As I look back on my life over the last 6-8 years, I've almost painfully seen a pattern come up that I've only recently come to recognize within the past year or so. Every 2-ish years, I start to feel restless. I start to get comfortable in what stage I've been in, and I start itching for something else. Some times it's out of boredom and a desire for a challenge, sometimes it's out of sheer discontentment, sometimes it's because I feel the need to start something new in attempt to create a sense of worth for myself, and not taking hold of the unchanging worth I have in Christ. Whether it was getting married, school, pregnancy, a move, another pregnancy, every time I had that "itch", I felt like I had to start chasing after something else. Something that would relieve the itch and give me a renewed sense of purpose.
That itch came up again about 6 months ago. I was restless and asked God what He wanted me to start next. Where is the next shiny object to chase after? I'm ready for it, Lord!
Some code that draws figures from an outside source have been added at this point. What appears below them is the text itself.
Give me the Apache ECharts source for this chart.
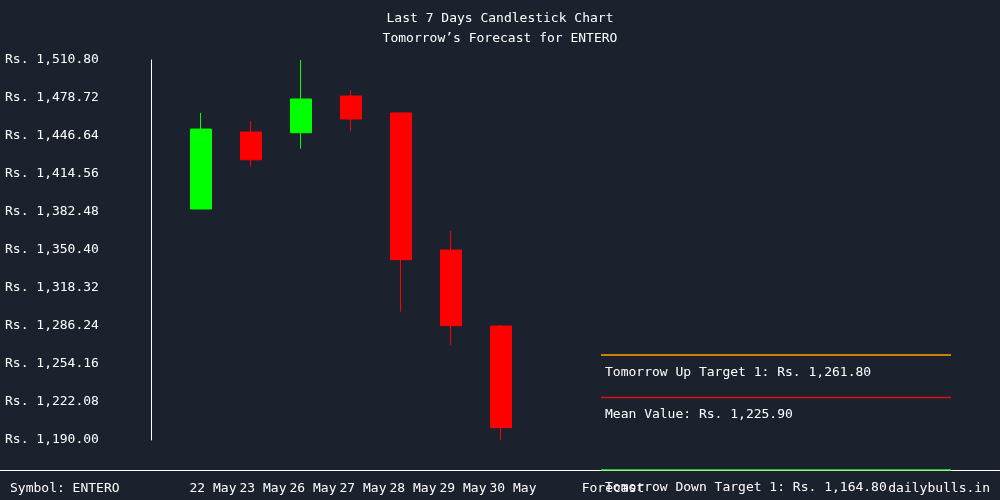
<!DOCTYPE html>
<html>
<head>
<meta charset="utf-8">
<script src="https://cdn.jsdelivr.net/npm/echarts@6/dist/echarts.min.js"></script>
<style>html,body{margin:0;padding:0;background:#1c212e;}#chart{width:1000px;height:500px;}</style>
</head>
<body>
<div id="chart"></div>
<script>
// ---- data ----
const dates = ['22 May', '23 May', '26 May', '27 May', '28 May', '29 May', '30 May'];
const forecastLabel = 'Forecast';
// [open, close, low, high]
const opens  = [1385.0, 1450.0, 1449.4, 1480.4, 1466.1, 1350.4, 1286.2];
const closes = [1452.5, 1426.6, 1477.9, 1461.0, 1342.2, 1286.5, 1200.4];
const lows   = [1385.0, 1420.7, 1435.9, 1451.1, 1298.3, 1270.4, 1190.0];
const highs  = [1466.1, 1459.3, 1510.8, 1485.5, 1466.1, 1366.4, 1287.1];
const yTicks = [1190.00, 1222.08, 1254.16, 1286.24, 1318.32, 1350.40, 1382.48, 1414.56, 1446.64, 1478.72, 1510.80];
const upTarget = 1261.80;
const meanValue = 1225.90;
const downTarget = 1164.80;
const symbolName = 'ENTERO';
const site = 'dailybulls.in';

// ---- build ----
const categories = [''].concat(dates, [''], [forecastLabel], ['', '', '', '', '', '', '']);
const candleData = dates.map((d, i) => [i + 1, opens[i], closes[i], lows[i], highs[i]]);
const fIdx = categories.indexOf(forecastLabel);
const lastIdx = categories.length - 1;
const fmt = v => 'Rs. ' + Number(v).toLocaleString('en-US', {minimumFractionDigits: 2, maximumFractionDigits: 2});
const FONT = 'DejaVu Sans Mono';

function forecastLine(name, value, color) {
  return {
    type: 'line', name: name, clip: false, silent: true,
    symbol: 'circle', symbolSize: 0,
    lineStyle: {color: color, width: 1.4},
    itemStyle: {color: color},
    data: [
      {value: [fIdx, value], label: {
        show: true, position: [4, 11], align: 'left', verticalAlign: 'top',
        color: '#ffffff', fontFamily: FONT, fontSize: 13,
        formatter: () => name + ': ' + fmt(value)
      }},
      {value: [lastIdx, value], label: {show: false}}
    ],
    animation: false, z: 3
  };
}

const titleStyle = {color: '#ffffff', fontFamily: FONT, fontSize: 13, fontWeight: 'normal'};
const chart = echarts.init(document.getElementById('chart'), null, {renderer: 'canvas'});
chart.setOption({
  backgroundColor: '#1c212e',
  animation: false,
  textStyle: {fontFamily: FONT},
  title: [
    {text: 'Last 7 Days Candlestick Chart', left: 'center', top: 12, padding: 0, textStyle: titleStyle},
    {text: 'Tomorrow\u2019s Forecast for ' + symbolName, left: 'center', top: 32, padding: 0, textStyle: titleStyle},
    {text: 'Symbol: ' + symbolName, left: 10, top: 482, padding: 0, textStyle: titleStyle},
    {text: site, right: 10, top: 482, padding: 0, textStyle: titleStyle}
  ],
  graphic: [
    {type: 'line', x: 0, y: 0, shape: {x1: 0, y1: 470.5, x2: 1000, y2: 470.5},
     style: {stroke: '#ffffff', lineWidth: 1}, z: 1}
  ],
  grid: {left: 151, right: 49, top: 60, bottom: 60, containLabel: false},
  xAxis: {
    type: 'category', data: categories, boundaryGap: false,
    axisLine: {show: false}, axisTick: {show: false}, splitLine: {show: false},
    axisLabel: {show: true, interval: 0, color: '#ffffff', fontFamily: FONT, fontSize: 13,
                margin: 42, padding: [0, 0, 0, 24]}
  },
  yAxis: {
    type: 'value', min: 1190, max: 1510.8, scale: true,
    splitLine: {show: false},
    axisLine: {show: true, lineStyle: {color: '#ffffff', width: 1}},
    axisTick: {show: false},
    axisLabel: {show: true, customValues: yTicks, color: '#ffffff', fontFamily: FONT, fontSize: 13,
                align: 'left', margin: 146, padding: [0, 0, 4, 0], formatter: v => fmt(v)}
  },
  series: [
    {
      type: 'candlestick', barWidth: 21,
      encode: {x: 0, y: [1, 2, 3, 4]},
      data: candleData,
      itemStyle: {color: '#00ff00', color0: '#ff0000', borderColor: '#00ff00', borderColor0: '#ff0000', borderWidth: 1},
      z: 2
    },
    forecastLine('Tomorrow Up Target 1', upTarget, '#ffa500'),
    forecastLine('Mean Value', meanValue, '#dd1111'),
    forecastLine('Tomorrow Down Target 1', downTarget, '#33ee33')
  ]
});
</script>
</body>
</html>
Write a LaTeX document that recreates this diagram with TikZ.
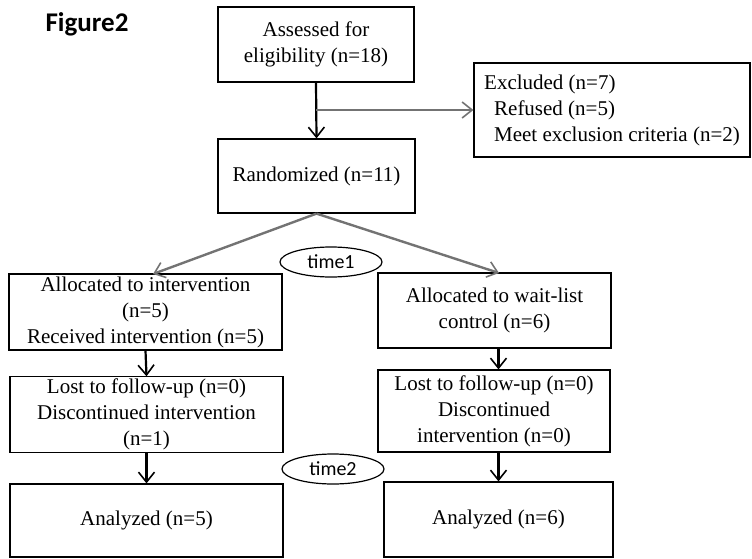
\documentclass[tikz,border=0pt]{standalone}
\usepackage{fontspec}
\setmainfont{Liberation Serif}
\newfontfamily\calib{Carlito}
\usetikzlibrary{arrows.meta,shapes.geometric}
\begin{document}
\begin{tikzpicture}[x=1pt,y=-1pt,
  box/.style={draw=black, line width=1.2pt, align=center, inner sep=2pt,
    font=\fontsize{21}{26}\selectfont},
  oval/.style={draw=black, line width=1.2pt, ellipse, minimum width=102pt, minimum height=30pt,
    inner sep=0pt, font=\calib\fontsize{20}{24}\selectfont},
  varrow/.style={line width=2.2pt, draw=black,
    -{Straight Barb[length=10pt,width=16pt,line width=1.6pt]}},
  garrow/.style={line width=2.4pt, draw=black!55,
    -{Straight Barb[length=10pt,width=16pt,line width=1.6pt]}}]
\useasboundingbox (0,0) rectangle (752,559);

\node[font=\calib\bfseries\fontsize{27}{30}\selectfont] (fig) at (87,24) {Figure2};

\node[box, minimum width=196pt, minimum height=75pt] (assess) at (316,44.5)
  {Assessed for\\eligibility (n=18)};
\node[box, minimum width=276pt, minimum height=94pt, align=left] (excl) at (612,110)
  {Excluded (n=7)\\\hspace*{10pt}Refused (n=5)\\\hspace*{10pt}Meet exclusion criteria (n=2)};
\node[box, minimum width=197pt, minimum height=74pt] (rand) at (316.5,176)
  {Randomized (n=11)};

\node[box, minimum width=273pt, minimum height=76pt] (allocL) at (145.5,312)
  {Allocated to intervention\\(n=5)\\Received intervention (n=5)};
\node[box, minimum width=233pt, minimum height=75pt] (allocR) at (494.5,310.5)
  {Allocated to wait-list\\control (n=6)};

\node[box, minimum width=273pt, minimum height=75pt] (lostL) at (146.5,414.5)
  {Lost to follow-up (n=0)\\Discontinued intervention\\(n=1)};
\node[box, minimum width=232pt, minimum height=82pt] (lostR) at (494,411)
  {Lost to follow-up (n=0)\\Discontinued\\intervention (n=0)};

\node[box, minimum width=273pt, minimum height=73pt] (anaL) at (146.5,520.5)
  {Analyzed (n=5)};
\node[box, minimum width=229pt, minimum height=75pt] (anaR) at (498.5,519.5)
  {Analyzed (n=6)};

\node[oval] (t1) at (331,262) {time1};
\node[oval] (t2) at (333,469) {time2};

\coordinate (branch) at (316,110);
\coordinate (tipL) at (153,274);
\coordinate (tipR) at (499,273);

\draw[varrow] (assess.south) -- (rand.north);
\draw[garrow] (branch) -- (excl.west);
\draw[garrow] (rand.south) -- (tipL);
\draw[garrow] (rand.south) -- (tipR);

\draw[varrow] (allocL.south) -- (lostL.north);
\draw[varrow] (lostL.south) -- (anaL.north);
\draw[varrow] (allocR.south -| anaR.north) -- (lostR.north -| anaR.north);
\draw[varrow] (lostR.south -| anaR.north) -- (anaR.north);
\end{tikzpicture}
\end{document}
This time, the Lord revealed my deeper soul ailment, that my worth in Him isn't tied to what I do or don't produce, that I'll keep getting this itch until I'm satisfied in Him, and that he values faithful obedience in the same direction more than a life of constant jumping at the next shiny thing.
When I worked through my goals for 2015, I heard the Lord tell me loud and clear to not do or start anything new. All I could think of was how boring that would be. That would make me feel passive and lazy to not start anything this year. But the Lord said something different. He told me it's not passive or lazy to be faithfully obedient to what He has already given me. And that it's actually more of a challenge for me to do that, rather than chase after the next shiny thing.
This has been hard for me to come to terms with because I'm kind of a dreamer. What keeps me running on the treadmill (rather than what keeps me up at night, because Lord knows I love to sleep ) is dreaming. I get running, some worship music playing, and the next thing I know I have ideas for a new ministry, new blog ideas, new ways to use my gifts, new ways to do this that or the other thing, and then I pick up my kids (who are also something I always dreamed of) and the things I was just dreaming about collides with this dream. And I can't find a way to make them both work. And I cry out to God and ask him why He puts these dreams that feel like burdens on my heart to only hear Him say, "NOT YET!"
He tenderly said, "Dear daughter, let these dreams marinate. Just because there's not fruit doesn't mean there's not growth. It'll be more flavorful in the long run if you let it grow and marinate. But right now, learn to be faithfully obedient to what I've already given you and find your satisfaction in Me. Because until I can find you faithful in that, you won't be ready for more."